ABSA asserts a limited proposition: when discretion is structurally absent or externally governed, interpretive outputs (normalized earnings, projected cash flows, and “intrinsic value”) are not merely uncertain; they are procedurally inadmissible. The disagreement is not over forecasts. It is over whether forecasting is permitted.

This memorandum provides conceptual contrasts only. It does not disclose ABSA operational tests.

ABSA vs Fundamental Analysis

Conventional fundamental analysis commonly begins by interpreting statements, normalizing results, and deriving a valuation narrative. The procedure assumes that statements admit forward interpretation under continuity.

ABSA treats this assumption as nontrivial. It first determines whether continuity is internally governed and whether the structure possesses usable discretion under constraint. When discretion is absent, normalization becomes a rhetorical operation rather than an analytical one.

ABSA vs Value Investing

Value investing frameworks frequently rely on the concept of a margin of safety.

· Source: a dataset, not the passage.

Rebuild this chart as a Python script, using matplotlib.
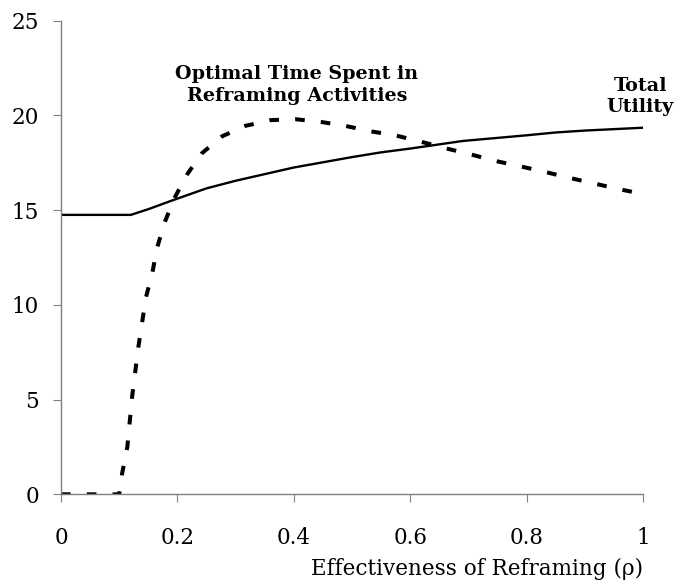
import numpy as np
import matplotlib.pyplot as plt

# effectiveness of reframing (rho) and total utility
rho_util = [0.0, 0.05, 0.10, 0.12, 0.15, 0.19, 0.25, 0.30, 0.40, 0.50, 0.55, 0.60, 0.69, 0.80, 0.85, 0.90, 1.00]
utility = [14.75, 14.75, 14.75, 14.75, 15.05, 15.5, 16.15, 16.55, 17.25, 17.8, 18.05, 18.25, 18.65, 18.95, 19.1, 19.2, 19.35]

# optimal time spent in reframing activities
rho_time = [0.0, 0.05, 0.10, 0.105, 0.114, 0.122, 0.133, 0.146, 0.157, 0.165, 0.178, 0.196, 0.217,
            0.242, 0.277, 0.317, 0.36, 0.403, 0.448, 0.488, 0.534, 0.574, 0.62, 0.663, 0.703,
            0.746, 0.791, 0.834, 0.874, 0.917, 0.96, 1.0]
time_spent = [0.0, 0.0, 0.0, 1.1, 2.5, 5.1, 7.8, 10.4, 11.7, 13.0, 14.35, 15.7, 16.9,
              18.0, 18.9, 19.45, 19.75, 19.8, 19.65, 19.45, 19.15, 18.95, 18.6, 18.25, 17.95,
              17.6, 17.3, 17.0, 16.7, 16.4, 16.1, 15.85]

plt.rcParams['font.family'] = ['DejaVu Serif']

fig = plt.figure(figsize=(6.77, 5.81), dpi=100)
ax = fig.add_axes([0.0901, 0.1492, 0.8597, 0.8152])

ax.plot(rho_util, utility, color='black', lw=1.7)
ax.plot(rho_time, time_spent, color='black', lw=2.9, dashes=(2.4, 4.0))

ax.set_xlim(0, 1)
ax.set_ylim(0, 25)
ax.set_xticks([0, 0.2, 0.4, 0.6, 0.8, 1])
ax.set_xticklabels(['0', '0.2', '0.4', '0.6', '0.8', '1'])
ax.set_yticks([0, 5, 10, 15, 20, 25])

for s in ['top', 'right']:
    ax.spines[s].set_visible(False)
for s in ['left', 'bottom']:
    ax.spines[s].set_color('#808080')
    ax.spines[s].set_linewidth(1.0)
ax.tick_params(axis='both', direction='out', length=5.8, color='#808080', labelsize=15.5)
ax.tick_params(axis='y', pad=10)
ax.tick_params(axis='x', pad=18)

ax.set_xlabel('Effectiveness of Reframing (ρ)', fontsize=15.5, loc='right')
ax.xaxis.set_label_coords(1.0, -0.134)

ax.text(0.405, 20.77, 'Optimal Time Spent in\nReframing Activities', ha='center', va='baseline',
        fontsize=13.8, fontweight='bold', linespacing=1.25)
ax.text(0.995, 20.18, 'Total\nUtility', ha='center', va='baseline',
        fontsize=13.8, fontweight='bold', linespacing=1.2)

fig.savefig('out.png', dpi=100)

The margin is typically defined as a discount to estimated intrinsic value and is treated as protection against uncertainty.

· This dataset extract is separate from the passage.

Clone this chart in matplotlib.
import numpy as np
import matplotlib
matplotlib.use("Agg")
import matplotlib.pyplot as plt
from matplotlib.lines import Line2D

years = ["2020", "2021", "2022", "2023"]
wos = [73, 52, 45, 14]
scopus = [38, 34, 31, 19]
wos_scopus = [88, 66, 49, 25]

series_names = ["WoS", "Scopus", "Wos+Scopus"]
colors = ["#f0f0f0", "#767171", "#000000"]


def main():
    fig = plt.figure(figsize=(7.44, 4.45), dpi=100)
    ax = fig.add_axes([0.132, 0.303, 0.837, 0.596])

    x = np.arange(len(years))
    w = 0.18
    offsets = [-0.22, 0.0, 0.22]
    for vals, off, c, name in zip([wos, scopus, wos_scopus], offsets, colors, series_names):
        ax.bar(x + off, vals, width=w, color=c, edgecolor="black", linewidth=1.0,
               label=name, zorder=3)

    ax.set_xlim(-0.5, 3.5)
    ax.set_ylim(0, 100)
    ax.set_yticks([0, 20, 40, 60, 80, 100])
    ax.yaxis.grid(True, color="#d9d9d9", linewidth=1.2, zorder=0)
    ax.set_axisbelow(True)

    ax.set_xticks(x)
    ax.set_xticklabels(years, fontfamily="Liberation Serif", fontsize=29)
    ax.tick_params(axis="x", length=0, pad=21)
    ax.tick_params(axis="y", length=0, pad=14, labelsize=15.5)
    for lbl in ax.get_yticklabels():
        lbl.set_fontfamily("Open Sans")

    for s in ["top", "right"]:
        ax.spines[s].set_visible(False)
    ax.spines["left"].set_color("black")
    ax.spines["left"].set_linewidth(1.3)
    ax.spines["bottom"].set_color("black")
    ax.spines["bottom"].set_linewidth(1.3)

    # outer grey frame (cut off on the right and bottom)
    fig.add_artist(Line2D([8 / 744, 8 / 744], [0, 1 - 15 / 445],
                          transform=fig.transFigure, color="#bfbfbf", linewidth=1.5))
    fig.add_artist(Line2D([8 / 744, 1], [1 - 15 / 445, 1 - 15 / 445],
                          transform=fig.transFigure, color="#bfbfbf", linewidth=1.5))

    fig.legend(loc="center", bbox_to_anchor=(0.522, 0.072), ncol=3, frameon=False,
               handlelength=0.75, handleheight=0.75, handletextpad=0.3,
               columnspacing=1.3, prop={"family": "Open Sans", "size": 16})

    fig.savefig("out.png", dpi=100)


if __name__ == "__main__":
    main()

ABSA distinguishes uncertainty from inadmissibility. Where discretion is structurally absent, the concept of intrinsic value is not merely imprecise; it becomes undefined as an instrument for decision, because continuity depends on external permission. In such cases, the margin of safety is formal rather than structural.

ABSA vs Ratio-Based Screening

Ratio-based screening relies on compressing complex structure into a small set of surface descriptors. Such descriptors can be useful for descriptive comparison, but they do not locate the binding constraint.

ABSA treats structural condition as categorical. Two structures may share similar ratios while differing materially in discretion under stress because their constraint transmission channels differ. ABSA therefore prioritizes constraint location over surface magnitude.

ABSA vs Credit Analysis

Credit analysis is typically concerned with default probability, recovery, and covenants. Those tools are oriented toward creditor outcomes under stress.

ABSA is concerned with whether discretion is internally governed before stress. It classifies the structure’s autonomy under constraint rather than estimating default likelihood. The object is different: ABSA classifies structural condition as a precondition for analysis, not a probabilistic outcome.

Boundary Statement

ABSA does not claim that conventional frameworks are illegitimate. It claims that they frequently begin mid-sequence. ABSA imposes a preliminary step: classify the structure, locate the binding constraint, and identify whether discretion exists under constraint. Only then does valuation become admissible.